Domingas Coutinho: Gostava de acrescentar mais uma coisa: ao dizerem que o povo mais ordena e fazerem uma coisa destas contra a vontade do povo foi a cereja no topo do bolo depois de: serem mais deputados do que o povo quer, de receberem a reforma com menos tempo de trabalho do que o povo normal, de receberem subvenções vitalícias descomunais, de receberem compensações por estarem supostamente afastados do local de residência quando em muitos casos é mentira, de uns marcarem presenças uns pelos outros indevidamente, de receberem vouchers para se deslocarem a convite de empresas para as quais legislam e tudo o mais que não direi agora para não me estender mais. Só acrescento que estou a pensar juntar-me aos 50% de abstencionistas que não se revêem nisto.
Paulo F.: A classe política é a nova nobreza, não tem nada que seguir as determinações impostas à plebe, quem está mal que se revolte se tiver coragem. Quando eles assim determinarem os Portugueses já podem sair da cerca, até essa altura estão lá quietos e calados. Com um bocado de sorte já vos vão deixar ir visitar os vossos pais, filhos ou tios, no mês de Maio. O dia não sei, mas estou aqui ansioso à espera que chegue.
Domingas Coutinho Mas onde está a coerência desta gente quando manda ficar em casa e sem qualquer necessidade se reúne para celebrar o 25 de Abril; quando querem aumentos para uns quando outros não sabem quanto e SE vão receber algum dinheiro no fim do mês?
Carlos José > Domingas Coutinho Acho que está na mesma coerência com que se reúnem todos os dias no mesmo local para decidir sobre o rumo do país, enquanto mais de metade deste está em casa. Vá lá malta, vamos confiar que as regas da DGS vão ser cumpridas
MF: Brilhante! Subscrevo na íntegra. E que bela homenagem ao Felipe Duarte!
Paulo Silva: Depois das vacas aladas, das vacas gordas, e das magras já pré-anunciadas, eis a vaca sagrada do consulado do Dr. Costa et alia em tempos de pandemia. O 25 do A elevado a dogma da religião deste Estado sem nome...
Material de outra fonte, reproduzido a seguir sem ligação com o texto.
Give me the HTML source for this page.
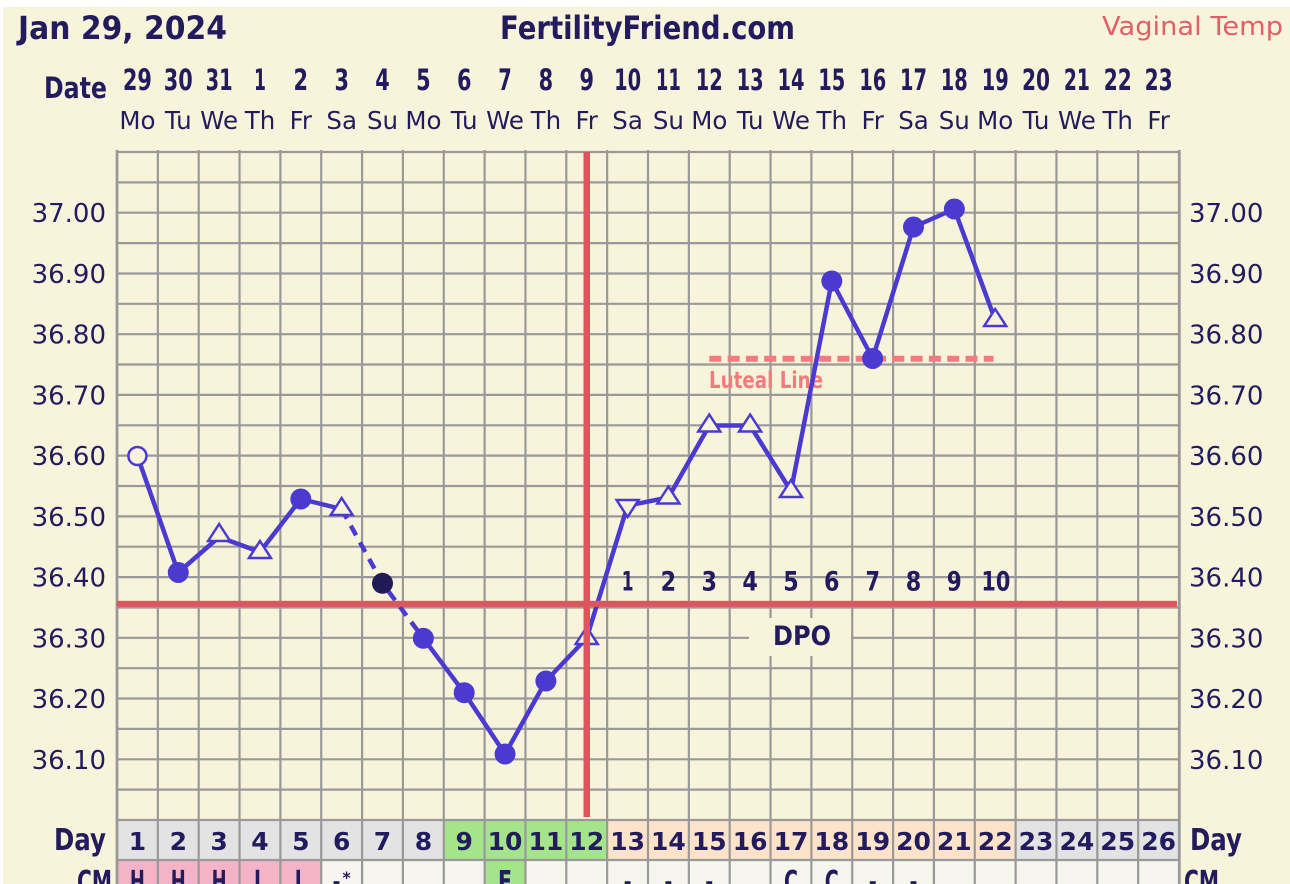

Maria L Gingeira  “por de trás do seu claríssimo aviso, estava já, como dizer?, uma negociação/imposição política.”tocou no ponto Maria João Avilez. Quantos audiências aparentemente a pretexto de mera consulta mais não são do que um artifício de - ou eleger “mensageiros” ou de os calar. Temos assistido a esta nova metodologia, que dá arrepios e mostra como a tendência para manipular se acentua. Com as três Ordens, por exemplo, a “negociação” foi moderar-lhes o tom. Na base de tudo está uma enorme hipocrisia e o vício de não falar com clareza sobre o que diz respeito a todos nós. Os políticos que ocupam actualmente o poder têm-se revelado cínicos e mostram ter dos portugueses uma ideia muito fraca, pois tratam-nos como coitados e iletrados. Na verdade estamos perante uma classe política de medíocres deslumbrados.